Short task - Copy out every record below with complete accuracy.

Extracted data -

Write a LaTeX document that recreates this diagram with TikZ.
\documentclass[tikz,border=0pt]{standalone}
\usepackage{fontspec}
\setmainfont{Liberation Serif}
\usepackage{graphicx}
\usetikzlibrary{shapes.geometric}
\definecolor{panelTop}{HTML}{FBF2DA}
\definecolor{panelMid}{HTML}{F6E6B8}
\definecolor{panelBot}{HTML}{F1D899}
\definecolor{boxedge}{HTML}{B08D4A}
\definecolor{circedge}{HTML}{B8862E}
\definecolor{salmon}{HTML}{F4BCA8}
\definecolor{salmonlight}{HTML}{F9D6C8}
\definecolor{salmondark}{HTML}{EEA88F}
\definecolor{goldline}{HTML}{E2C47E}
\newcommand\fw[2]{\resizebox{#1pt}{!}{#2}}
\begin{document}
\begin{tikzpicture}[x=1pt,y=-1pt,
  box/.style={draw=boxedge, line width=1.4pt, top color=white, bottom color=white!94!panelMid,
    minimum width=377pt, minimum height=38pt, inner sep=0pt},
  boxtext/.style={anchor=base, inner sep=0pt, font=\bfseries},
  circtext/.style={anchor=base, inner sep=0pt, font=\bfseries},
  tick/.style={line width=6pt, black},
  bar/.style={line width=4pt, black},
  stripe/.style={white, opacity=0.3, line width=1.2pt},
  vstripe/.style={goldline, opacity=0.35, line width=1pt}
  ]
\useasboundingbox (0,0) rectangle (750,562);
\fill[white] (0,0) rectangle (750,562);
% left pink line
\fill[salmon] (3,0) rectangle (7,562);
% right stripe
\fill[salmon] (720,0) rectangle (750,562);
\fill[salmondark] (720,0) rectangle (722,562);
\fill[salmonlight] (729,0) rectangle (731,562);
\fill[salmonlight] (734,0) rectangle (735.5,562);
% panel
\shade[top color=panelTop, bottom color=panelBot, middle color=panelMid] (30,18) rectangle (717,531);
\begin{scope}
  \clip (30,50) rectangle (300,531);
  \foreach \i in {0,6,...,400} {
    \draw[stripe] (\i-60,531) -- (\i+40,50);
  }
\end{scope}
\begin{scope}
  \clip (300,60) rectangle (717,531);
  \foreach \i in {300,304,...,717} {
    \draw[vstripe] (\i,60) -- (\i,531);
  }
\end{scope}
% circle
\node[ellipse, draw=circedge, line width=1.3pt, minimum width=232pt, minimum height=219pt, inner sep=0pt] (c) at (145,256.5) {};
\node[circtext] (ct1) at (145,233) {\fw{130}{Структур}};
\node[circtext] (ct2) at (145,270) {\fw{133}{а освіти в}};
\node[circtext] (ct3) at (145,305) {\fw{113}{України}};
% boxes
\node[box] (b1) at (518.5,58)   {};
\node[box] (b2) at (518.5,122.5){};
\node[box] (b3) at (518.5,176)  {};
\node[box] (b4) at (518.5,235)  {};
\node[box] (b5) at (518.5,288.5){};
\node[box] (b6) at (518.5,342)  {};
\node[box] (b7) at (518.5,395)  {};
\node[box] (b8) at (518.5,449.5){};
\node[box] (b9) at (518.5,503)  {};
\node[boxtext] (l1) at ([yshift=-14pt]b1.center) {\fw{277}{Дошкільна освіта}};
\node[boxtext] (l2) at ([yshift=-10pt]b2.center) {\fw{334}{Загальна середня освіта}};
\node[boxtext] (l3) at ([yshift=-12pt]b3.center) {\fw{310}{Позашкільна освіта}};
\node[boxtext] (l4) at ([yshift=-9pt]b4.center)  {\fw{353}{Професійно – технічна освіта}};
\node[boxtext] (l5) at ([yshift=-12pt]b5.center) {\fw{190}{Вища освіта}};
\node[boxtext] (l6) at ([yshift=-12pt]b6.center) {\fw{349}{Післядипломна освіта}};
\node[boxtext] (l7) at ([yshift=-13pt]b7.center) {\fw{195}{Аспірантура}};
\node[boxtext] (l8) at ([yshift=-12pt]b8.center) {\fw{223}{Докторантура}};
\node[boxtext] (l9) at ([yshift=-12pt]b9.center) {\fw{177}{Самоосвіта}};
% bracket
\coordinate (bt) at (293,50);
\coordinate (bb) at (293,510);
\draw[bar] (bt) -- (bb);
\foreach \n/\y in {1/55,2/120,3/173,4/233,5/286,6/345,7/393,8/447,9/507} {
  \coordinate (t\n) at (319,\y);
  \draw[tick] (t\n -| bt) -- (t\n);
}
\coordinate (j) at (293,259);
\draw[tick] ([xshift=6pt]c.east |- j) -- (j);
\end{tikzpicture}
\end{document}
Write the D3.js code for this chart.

Expected answer -
Write a LaTeX document that recreates this diagram with TikZ.
\documentclass[tikz,border=0pt]{standalone}
\usepackage{fontspec}
\setmainfont{Liberation Serif}
\usepackage{graphicx}
\usetikzlibrary{shapes.geometric}
\definecolor{panelTop}{HTML}{FBF2DA}
\definecolor{panelMid}{HTML}{F6E6B8}
\definecolor{panelBot}{HTML}{F1D899}
\definecolor{boxedge}{HTML}{B08D4A}
\definecolor{circedge}{HTML}{B8862E}
\definecolor{salmon}{HTML}{F4BCA8}
\definecolor{salmonlight}{HTML}{F9D6C8}
\definecolor{salmondark}{HTML}{EEA88F}
\definecolor{goldline}{HTML}{E2C47E}
\newcommand\fw[2]{\resizebox{#1pt}{!}{#2}}
\begin{document}
\begin{tikzpicture}[x=1pt,y=-1pt,
  box/.style={draw=boxedge, line width=1.4pt, top color=white, bottom color=white!94!panelMid,
    minimum width=377pt, minimum height=38pt, inner sep=0pt},
  boxtext/.style={anchor=base, inner sep=0pt, font=\bfseries},
  circtext/.style={anchor=base, inner sep=0pt, font=\bfseries},
  tick/.style={line width=6pt, black},
  bar/.style={line width=4pt, black},
  stripe/.style={white, opacity=0.3, line width=1.2pt},
  vstripe/.style={goldline, opacity=0.35, line width=1pt}
  ]
\useasboundingbox (0,0) rectangle (750,562);
\fill[white] (0,0) rectangle (750,562);
% left pink line
\fill[salmon] (3,0) rectangle (7,562);
% right stripe
\fill[salmon] (720,0) rectangle (750,562);
\fill[salmondark] (720,0) rectangle (722,562);
\fill[salmonlight] (729,0) rectangle (731,562);
\fill[salmonlight] (734,0) rectangle (735.5,562);
% panel
\shade[top color=panelTop, bottom color=panelBot, middle color=panelMid] (30,18) rectangle (717,531);
\begin{scope}
  \clip (30,50) rectangle (300,531);
  \foreach \i in {0,6,...,400} {
    \draw[stripe] (\i-60,531) -- (\i+40,50);
  }
\end{scope}
\begin{scope}
  \clip (300,60) rectangle (717,531);
  \foreach \i in {300,304,...,717} {
    \draw[vstripe] (\i,60) -- (\i,531);
  }
\end{scope}
% circle
\node[ellipse, draw=circedge, line width=1.3pt, minimum width=232pt, minimum height=219pt, inner sep=0pt] (c) at (145,256.5) {};
\node[circtext] (ct1) at (145,233) {\fw{130}{Структур}};
\node[circtext] (ct2) at (145,270) {\fw{133}{а освіти в}};
\node[circtext] (ct3) at (145,305) {\fw{113}{України}};
% boxes
\node[box] (b1) at (518.5,58)   {};
\node[box] (b2) at (518.5,122.5){};
\node[box] (b3) at (518.5,176)  {};
\node[box] (b4) at (518.5,235)  {};
\node[box] (b5) at (518.5,288.5){};
\node[box] (b6) at (518.5,342)  {};
\node[box] (b7) at (518.5,395)  {};
\node[box] (b8) at (518.5,449.5){};
\node[box] (b9) at (518.5,503)  {};
\node[boxtext] (l1) at ([yshift=-14pt]b1.center) {\fw{277}{Дошкільна освіта}};
\node[boxtext] (l2) at ([yshift=-10pt]b2.center) {\fw{334}{Загальна середня освіта}};
\node[boxtext] (l3) at ([yshift=-12pt]b3.center) {\fw{310}{Позашкільна освіта}};
\node[boxtext] (l4) at ([yshift=-9pt]b4.center)  {\fw{353}{Професійно – технічна освіта}};
\node[boxtext] (l5) at ([yshift=-12pt]b5.center) {\fw{190}{Вища освіта}};
\node[boxtext] (l6) at ([yshift=-12pt]b6.center) {\fw{349}{Післядипломна освіта}};
\node[boxtext] (l7) at ([yshift=-13pt]b7.center) {\fw{195}{Аспірантура}};
\node[boxtext] (l8) at ([yshift=-12pt]b8.center) {\fw{223}{Докторантура}};
\node[boxtext] (l9) at ([yshift=-12pt]b9.center) {\fw{177}{Самоосвіта}};
% bracket
\coordinate (bt) at (293,50);
\coordinate (bb) at (293,510);
\draw[bar] (bt) -- (bb);
\foreach \n/\y in {1/55,2/120,3/173,4/233,5/286,6/345,7/393,8/447,9/507} {
  \coordinate (t\n) at (319,\y);
  \draw[tick] (t\n -| bt) -- (t\n);
}
\coordinate (j) at (293,259);
\draw[tick] ([xshift=6pt]c.east |- j) -- (j);
\end{tikzpicture}
\end{document}
Write the D3.js code for this chart.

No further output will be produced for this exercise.